Given problem:
Keep to the lines from the line containing "Rebuild this chart as a web" through the line containing "const cx = 392.5, cy = 375.5, R = 186;": copy them exactly and leave every picture out.

Task data:

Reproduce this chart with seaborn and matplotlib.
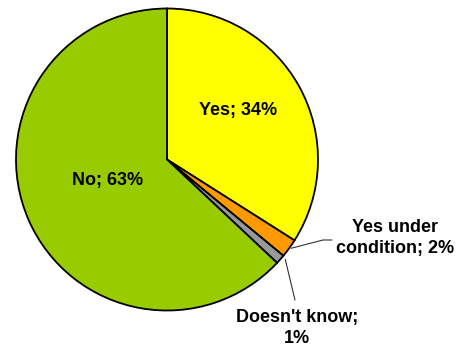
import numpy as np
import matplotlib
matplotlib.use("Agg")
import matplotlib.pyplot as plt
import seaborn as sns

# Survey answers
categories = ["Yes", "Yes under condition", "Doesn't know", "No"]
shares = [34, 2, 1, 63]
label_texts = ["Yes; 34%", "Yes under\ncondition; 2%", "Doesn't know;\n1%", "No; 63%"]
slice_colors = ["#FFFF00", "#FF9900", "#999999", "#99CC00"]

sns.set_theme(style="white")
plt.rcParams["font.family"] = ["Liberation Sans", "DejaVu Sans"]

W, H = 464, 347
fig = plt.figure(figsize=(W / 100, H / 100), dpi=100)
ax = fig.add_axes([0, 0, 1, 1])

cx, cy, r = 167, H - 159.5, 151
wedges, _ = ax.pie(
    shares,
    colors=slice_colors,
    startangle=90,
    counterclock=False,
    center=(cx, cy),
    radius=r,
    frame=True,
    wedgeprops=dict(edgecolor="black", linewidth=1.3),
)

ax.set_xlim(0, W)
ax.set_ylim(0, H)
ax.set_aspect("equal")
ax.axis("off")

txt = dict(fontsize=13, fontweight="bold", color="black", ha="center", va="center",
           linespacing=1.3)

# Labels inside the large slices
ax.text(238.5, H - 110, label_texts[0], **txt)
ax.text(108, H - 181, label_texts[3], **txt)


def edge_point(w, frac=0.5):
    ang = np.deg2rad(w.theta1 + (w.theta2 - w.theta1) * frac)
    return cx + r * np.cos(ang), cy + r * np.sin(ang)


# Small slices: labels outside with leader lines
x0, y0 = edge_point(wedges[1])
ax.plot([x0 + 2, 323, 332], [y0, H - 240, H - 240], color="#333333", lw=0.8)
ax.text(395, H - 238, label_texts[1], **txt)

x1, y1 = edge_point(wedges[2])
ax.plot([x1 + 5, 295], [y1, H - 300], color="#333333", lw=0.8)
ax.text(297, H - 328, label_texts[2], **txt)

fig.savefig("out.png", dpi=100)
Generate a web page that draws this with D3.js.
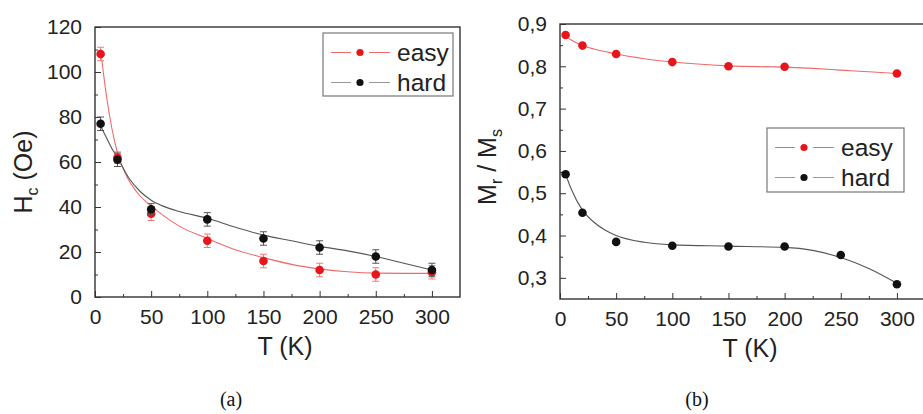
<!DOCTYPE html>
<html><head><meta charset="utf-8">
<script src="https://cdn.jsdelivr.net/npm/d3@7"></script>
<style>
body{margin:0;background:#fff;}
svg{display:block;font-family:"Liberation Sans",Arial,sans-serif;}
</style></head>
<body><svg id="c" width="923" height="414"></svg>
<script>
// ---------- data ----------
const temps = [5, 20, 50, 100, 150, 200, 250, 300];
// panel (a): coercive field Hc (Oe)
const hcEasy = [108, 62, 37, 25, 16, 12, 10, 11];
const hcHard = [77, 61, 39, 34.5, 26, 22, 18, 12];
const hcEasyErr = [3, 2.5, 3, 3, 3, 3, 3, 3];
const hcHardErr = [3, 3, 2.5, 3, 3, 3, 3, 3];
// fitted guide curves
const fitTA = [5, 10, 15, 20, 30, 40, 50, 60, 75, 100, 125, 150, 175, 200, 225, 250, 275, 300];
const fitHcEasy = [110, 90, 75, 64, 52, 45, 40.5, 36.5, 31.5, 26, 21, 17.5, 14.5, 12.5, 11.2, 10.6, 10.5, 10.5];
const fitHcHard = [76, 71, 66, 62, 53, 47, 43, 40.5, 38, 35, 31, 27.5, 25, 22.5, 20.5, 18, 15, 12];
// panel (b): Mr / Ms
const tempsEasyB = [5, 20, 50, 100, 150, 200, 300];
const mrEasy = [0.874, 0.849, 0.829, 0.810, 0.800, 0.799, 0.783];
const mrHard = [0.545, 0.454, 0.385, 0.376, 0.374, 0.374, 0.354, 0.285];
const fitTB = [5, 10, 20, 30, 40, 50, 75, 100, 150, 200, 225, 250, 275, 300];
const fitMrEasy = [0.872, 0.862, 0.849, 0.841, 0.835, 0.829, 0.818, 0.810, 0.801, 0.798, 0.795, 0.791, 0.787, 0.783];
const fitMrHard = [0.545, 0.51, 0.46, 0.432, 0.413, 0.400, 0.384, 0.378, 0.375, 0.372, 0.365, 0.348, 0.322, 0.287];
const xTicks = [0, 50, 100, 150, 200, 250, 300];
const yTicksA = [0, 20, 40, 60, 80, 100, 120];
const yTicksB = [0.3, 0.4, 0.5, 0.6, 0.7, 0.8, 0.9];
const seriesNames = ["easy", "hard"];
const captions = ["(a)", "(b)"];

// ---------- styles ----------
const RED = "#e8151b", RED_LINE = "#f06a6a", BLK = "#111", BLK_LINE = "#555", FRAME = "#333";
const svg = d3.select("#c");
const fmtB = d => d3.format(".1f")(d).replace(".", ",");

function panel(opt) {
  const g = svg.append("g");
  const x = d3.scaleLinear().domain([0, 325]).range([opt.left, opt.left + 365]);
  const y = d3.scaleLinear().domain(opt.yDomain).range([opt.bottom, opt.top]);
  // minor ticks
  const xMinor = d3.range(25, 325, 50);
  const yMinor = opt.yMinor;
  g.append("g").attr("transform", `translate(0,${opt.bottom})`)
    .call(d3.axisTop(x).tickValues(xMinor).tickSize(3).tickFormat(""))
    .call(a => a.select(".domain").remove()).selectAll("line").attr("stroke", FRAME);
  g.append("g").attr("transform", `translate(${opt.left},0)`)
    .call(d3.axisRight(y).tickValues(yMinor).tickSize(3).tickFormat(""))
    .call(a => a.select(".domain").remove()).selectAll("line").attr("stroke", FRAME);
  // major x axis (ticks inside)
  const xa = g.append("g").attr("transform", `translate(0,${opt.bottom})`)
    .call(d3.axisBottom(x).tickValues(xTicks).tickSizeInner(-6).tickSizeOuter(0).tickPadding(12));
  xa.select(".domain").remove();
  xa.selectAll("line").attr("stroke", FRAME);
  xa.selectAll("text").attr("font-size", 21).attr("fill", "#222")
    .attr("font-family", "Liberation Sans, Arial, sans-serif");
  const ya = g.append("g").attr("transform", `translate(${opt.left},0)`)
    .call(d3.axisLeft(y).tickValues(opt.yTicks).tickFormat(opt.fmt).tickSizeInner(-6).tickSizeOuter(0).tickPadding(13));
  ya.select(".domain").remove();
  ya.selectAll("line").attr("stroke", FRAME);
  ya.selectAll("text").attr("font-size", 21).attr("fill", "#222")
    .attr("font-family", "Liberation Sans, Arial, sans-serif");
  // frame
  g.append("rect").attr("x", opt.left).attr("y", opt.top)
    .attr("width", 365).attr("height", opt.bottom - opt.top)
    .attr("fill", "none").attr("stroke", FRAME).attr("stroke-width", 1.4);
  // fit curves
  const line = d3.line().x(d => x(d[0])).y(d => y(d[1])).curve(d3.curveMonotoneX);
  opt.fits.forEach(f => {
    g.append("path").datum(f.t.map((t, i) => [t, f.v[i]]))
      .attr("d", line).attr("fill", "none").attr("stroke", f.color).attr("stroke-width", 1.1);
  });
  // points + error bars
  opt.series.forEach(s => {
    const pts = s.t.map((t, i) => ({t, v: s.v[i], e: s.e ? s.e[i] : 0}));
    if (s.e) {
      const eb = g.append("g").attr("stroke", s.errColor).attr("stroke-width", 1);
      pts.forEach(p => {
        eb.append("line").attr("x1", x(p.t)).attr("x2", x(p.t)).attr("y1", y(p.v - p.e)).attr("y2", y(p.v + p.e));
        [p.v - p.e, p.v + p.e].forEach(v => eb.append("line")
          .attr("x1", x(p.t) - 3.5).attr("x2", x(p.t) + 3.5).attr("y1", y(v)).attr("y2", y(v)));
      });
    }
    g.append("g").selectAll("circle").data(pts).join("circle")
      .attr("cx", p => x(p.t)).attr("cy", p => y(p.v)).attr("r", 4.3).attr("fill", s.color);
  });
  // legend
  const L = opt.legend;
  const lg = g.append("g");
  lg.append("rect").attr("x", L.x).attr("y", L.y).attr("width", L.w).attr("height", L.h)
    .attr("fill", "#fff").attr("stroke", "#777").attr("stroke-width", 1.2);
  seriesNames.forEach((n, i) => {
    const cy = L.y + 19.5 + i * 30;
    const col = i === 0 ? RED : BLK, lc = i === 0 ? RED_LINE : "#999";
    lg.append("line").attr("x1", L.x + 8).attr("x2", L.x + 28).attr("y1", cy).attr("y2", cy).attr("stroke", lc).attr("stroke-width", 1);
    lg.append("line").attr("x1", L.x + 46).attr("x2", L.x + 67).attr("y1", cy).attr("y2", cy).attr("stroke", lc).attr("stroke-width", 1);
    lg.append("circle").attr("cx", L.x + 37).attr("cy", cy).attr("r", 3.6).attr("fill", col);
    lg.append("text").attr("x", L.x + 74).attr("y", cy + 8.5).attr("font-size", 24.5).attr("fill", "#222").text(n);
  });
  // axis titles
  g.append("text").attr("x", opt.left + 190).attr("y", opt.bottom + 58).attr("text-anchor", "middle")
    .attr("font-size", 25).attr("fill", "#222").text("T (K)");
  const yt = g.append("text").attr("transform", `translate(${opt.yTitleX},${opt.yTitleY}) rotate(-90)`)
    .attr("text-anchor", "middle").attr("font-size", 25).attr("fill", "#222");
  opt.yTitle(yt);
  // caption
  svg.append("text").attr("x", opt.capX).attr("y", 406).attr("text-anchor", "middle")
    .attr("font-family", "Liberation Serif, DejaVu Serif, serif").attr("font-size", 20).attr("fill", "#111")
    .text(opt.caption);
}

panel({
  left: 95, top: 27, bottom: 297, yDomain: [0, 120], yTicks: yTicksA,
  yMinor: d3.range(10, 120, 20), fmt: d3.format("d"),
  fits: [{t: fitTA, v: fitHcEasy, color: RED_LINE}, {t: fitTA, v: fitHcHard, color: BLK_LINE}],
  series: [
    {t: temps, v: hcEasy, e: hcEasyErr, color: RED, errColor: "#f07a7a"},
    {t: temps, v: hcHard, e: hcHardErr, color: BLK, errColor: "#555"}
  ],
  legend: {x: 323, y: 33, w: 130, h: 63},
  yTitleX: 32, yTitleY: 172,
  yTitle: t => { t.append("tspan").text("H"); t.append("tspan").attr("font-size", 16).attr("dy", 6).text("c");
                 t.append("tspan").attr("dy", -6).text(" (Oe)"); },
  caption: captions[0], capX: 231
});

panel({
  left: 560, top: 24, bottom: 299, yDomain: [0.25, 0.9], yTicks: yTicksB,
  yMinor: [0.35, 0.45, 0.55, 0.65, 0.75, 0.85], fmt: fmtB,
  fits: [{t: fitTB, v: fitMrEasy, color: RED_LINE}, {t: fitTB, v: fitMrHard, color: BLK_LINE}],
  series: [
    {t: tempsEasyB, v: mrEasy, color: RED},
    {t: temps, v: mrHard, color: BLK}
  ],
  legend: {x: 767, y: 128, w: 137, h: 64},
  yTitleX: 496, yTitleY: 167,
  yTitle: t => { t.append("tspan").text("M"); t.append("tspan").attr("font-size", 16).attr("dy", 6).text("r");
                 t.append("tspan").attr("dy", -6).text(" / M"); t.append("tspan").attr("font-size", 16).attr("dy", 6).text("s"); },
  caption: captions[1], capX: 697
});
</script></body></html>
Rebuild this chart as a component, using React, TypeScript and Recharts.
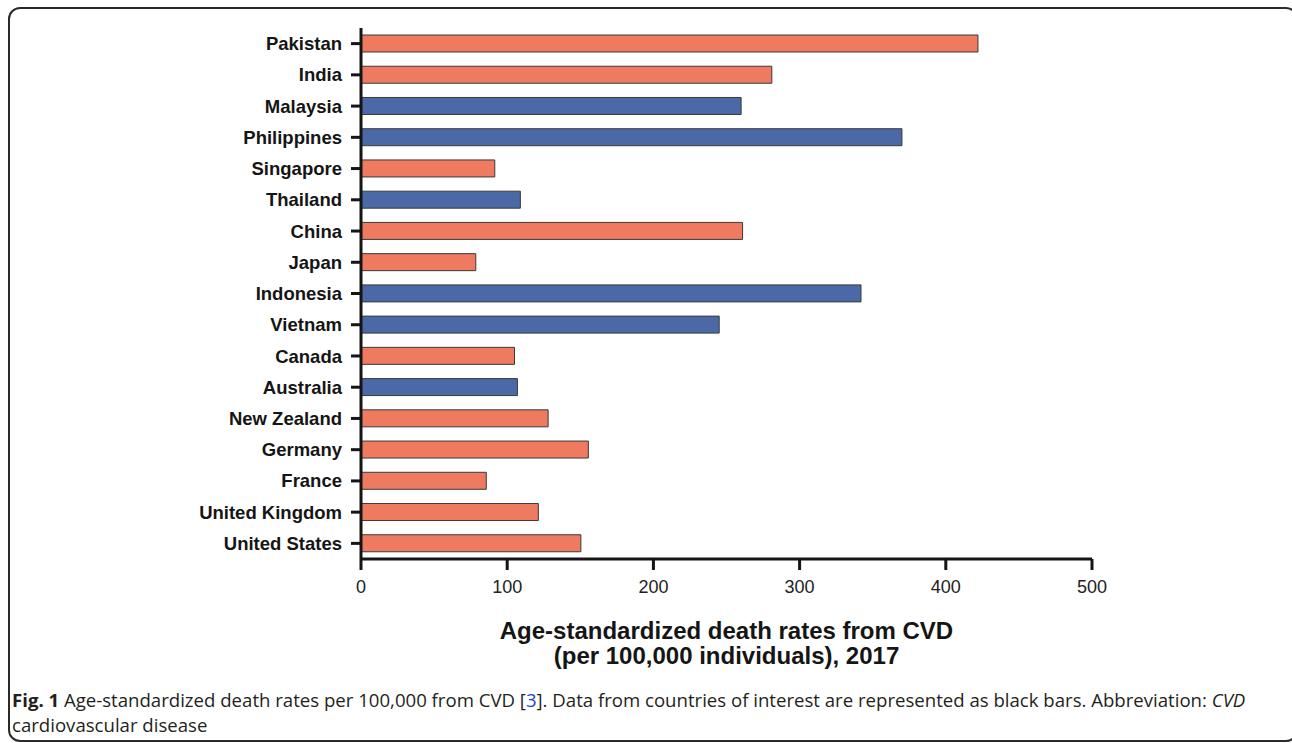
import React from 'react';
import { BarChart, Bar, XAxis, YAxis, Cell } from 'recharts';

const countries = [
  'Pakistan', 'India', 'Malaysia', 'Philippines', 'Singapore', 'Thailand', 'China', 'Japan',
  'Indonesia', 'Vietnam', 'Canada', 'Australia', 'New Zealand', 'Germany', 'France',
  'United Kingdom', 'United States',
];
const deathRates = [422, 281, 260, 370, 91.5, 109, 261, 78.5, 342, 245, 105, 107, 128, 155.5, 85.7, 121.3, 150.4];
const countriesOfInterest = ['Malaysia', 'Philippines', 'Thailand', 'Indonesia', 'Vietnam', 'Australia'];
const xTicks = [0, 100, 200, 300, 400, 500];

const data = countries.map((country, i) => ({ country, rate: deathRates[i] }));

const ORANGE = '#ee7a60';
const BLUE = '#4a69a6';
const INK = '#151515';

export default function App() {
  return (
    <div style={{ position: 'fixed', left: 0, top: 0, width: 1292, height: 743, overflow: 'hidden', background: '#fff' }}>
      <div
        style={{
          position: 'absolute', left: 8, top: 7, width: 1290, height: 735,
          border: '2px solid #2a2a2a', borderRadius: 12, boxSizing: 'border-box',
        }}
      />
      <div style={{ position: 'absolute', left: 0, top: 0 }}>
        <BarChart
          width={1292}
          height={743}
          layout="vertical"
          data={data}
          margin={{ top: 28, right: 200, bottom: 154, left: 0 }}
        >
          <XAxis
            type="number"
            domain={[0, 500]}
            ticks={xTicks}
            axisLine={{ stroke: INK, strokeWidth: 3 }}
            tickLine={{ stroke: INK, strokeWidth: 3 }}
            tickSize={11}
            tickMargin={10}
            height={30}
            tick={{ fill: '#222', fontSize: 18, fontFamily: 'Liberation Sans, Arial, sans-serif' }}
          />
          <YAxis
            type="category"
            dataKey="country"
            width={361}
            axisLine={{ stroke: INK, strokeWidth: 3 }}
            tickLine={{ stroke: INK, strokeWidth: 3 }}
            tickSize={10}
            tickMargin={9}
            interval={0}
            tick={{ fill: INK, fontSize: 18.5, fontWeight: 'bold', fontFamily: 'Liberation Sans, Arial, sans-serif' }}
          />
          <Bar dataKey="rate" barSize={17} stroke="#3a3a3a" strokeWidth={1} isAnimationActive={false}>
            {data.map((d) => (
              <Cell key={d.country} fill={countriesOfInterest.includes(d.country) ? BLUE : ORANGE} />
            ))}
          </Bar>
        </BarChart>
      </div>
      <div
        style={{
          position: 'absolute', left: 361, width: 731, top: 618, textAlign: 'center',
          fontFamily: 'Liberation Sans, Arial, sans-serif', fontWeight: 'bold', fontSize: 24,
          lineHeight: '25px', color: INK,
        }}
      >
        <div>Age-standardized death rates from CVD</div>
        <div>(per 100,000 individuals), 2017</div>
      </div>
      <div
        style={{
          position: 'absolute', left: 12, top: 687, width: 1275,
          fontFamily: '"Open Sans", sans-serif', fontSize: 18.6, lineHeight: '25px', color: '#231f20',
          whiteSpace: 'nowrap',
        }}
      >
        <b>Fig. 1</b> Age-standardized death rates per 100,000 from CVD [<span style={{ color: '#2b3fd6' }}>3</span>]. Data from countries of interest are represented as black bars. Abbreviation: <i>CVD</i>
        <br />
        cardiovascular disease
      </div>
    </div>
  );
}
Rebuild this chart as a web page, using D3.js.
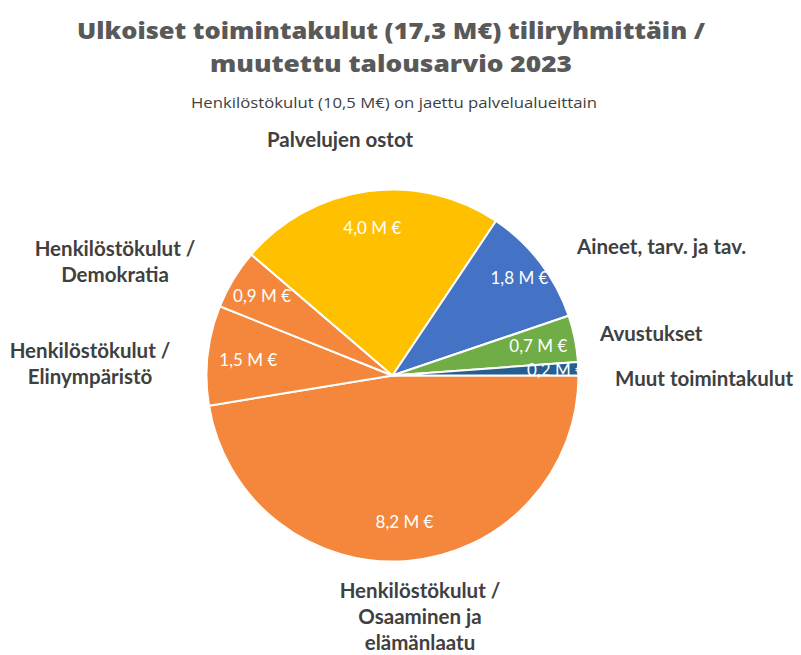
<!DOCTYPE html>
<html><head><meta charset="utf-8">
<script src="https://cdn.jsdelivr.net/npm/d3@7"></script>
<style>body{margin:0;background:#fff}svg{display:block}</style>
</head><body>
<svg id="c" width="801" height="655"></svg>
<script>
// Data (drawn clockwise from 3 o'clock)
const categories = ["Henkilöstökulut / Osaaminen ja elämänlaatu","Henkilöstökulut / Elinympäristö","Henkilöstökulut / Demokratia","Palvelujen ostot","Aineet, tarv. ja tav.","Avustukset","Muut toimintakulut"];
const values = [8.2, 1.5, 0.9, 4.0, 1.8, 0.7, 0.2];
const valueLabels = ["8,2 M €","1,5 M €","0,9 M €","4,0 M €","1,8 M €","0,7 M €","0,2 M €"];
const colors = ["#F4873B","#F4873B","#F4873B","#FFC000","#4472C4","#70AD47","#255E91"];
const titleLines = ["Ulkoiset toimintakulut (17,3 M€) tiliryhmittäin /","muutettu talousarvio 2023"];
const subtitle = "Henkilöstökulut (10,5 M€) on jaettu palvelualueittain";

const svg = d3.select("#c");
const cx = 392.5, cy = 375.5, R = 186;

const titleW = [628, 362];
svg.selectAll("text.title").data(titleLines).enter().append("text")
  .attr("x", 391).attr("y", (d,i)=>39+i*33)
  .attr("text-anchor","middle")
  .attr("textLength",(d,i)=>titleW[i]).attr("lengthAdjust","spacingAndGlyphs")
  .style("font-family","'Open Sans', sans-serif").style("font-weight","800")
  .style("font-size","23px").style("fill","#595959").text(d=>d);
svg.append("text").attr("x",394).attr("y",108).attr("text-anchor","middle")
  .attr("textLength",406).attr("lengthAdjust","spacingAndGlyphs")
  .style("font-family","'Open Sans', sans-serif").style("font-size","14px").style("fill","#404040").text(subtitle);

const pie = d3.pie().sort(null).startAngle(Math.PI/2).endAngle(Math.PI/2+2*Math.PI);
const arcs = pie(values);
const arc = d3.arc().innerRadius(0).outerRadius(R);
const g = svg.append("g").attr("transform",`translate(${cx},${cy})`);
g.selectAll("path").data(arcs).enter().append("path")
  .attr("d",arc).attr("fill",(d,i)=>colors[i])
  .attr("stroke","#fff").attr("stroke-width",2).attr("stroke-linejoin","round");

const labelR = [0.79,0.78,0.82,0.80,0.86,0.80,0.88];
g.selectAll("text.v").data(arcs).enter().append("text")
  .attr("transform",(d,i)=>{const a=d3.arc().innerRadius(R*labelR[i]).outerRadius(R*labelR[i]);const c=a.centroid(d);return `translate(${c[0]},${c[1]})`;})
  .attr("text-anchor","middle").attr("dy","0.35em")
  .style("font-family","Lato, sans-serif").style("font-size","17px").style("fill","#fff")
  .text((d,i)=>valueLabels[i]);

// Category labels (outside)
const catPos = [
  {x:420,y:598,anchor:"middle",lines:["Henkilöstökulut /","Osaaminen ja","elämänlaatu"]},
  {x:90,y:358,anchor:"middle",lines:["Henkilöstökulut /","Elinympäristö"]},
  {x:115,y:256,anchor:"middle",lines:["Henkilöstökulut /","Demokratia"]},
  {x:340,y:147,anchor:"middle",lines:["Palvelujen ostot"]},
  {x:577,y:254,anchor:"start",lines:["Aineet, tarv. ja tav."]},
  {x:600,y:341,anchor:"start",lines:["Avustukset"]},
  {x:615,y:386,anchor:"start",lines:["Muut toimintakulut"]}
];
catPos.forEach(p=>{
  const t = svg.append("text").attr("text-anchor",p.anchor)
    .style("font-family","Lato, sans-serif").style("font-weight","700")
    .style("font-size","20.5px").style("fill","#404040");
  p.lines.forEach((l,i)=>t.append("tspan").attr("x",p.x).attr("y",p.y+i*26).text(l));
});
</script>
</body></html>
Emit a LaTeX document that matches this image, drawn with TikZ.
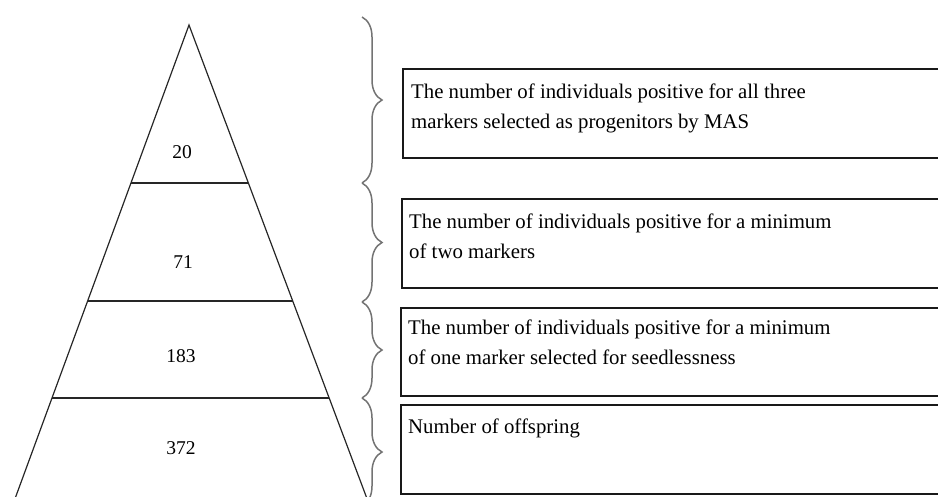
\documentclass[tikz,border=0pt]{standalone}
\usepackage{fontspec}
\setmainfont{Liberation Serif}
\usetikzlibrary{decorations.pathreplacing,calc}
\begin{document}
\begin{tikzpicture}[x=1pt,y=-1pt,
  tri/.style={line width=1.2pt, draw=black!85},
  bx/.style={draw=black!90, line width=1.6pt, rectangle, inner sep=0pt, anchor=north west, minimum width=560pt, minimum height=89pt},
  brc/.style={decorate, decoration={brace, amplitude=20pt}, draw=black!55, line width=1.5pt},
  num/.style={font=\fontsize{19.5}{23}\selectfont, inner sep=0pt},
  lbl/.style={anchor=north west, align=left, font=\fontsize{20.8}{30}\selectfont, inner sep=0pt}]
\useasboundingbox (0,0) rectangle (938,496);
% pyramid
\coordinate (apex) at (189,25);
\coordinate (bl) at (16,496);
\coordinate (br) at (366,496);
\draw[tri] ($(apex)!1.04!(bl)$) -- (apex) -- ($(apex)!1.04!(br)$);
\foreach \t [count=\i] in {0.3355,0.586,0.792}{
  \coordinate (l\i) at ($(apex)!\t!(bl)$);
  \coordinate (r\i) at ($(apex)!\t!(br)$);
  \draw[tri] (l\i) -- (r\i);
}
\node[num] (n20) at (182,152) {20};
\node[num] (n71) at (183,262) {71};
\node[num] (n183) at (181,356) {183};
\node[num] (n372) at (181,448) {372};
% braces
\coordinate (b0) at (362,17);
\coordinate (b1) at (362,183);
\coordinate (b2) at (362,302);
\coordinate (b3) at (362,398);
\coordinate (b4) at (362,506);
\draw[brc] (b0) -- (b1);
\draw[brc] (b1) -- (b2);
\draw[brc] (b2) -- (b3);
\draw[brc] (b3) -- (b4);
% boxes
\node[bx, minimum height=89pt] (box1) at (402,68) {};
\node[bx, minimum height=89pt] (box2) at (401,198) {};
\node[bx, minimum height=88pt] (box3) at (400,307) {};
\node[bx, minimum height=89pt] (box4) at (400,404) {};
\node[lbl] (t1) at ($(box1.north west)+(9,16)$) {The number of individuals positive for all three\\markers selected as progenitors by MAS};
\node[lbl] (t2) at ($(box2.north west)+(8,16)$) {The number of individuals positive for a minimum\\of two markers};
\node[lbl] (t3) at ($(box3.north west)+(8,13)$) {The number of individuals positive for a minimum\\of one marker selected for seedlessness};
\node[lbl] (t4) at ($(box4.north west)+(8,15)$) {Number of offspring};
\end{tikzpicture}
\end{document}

The answer:
Rebuild this chart as a web page, using D3.js.
<!DOCTYPE html>
<html><head><meta charset="utf-8">
<script src="https://cdn.jsdelivr.net/npm/d3@7"></script>
<style>body{margin:0;background:#fff}svg{display:block}</style>
</head><body>
<svg id="c" width="801" height="655"></svg>
<script>
// Data (drawn clockwise from 3 o'clock)
const categories = ["Henkilöstökulut / Osaaminen ja elämänlaatu","Henkilöstökulut / Elinympäristö","Henkilöstökulut / Demokratia","Palvelujen ostot","Aineet, tarv. ja tav.","Avustukset","Muut toimintakulut"];
const values = [8.2, 1.5, 0.9, 4.0, 1.8, 0.7, 0.2];
const valueLabels = ["8,2 M €","1,5 M €","0,9 M €","4,0 M €","1,8 M €","0,7 M €","0,2 M €"];
const colors = ["#F4873B","#F4873B","#F4873B","#FFC000","#4472C4","#70AD47","#255E91"];
const titleLines = ["Ulkoiset toimintakulut (17,3 M€) tiliryhmittäin /","muutettu talousarvio 2023"];
const subtitle = "Henkilöstökulut (10,5 M€) on jaettu palvelualueittain";

const svg = d3.select("#c");
const cx = 392.5, cy = 375.5, R = 186;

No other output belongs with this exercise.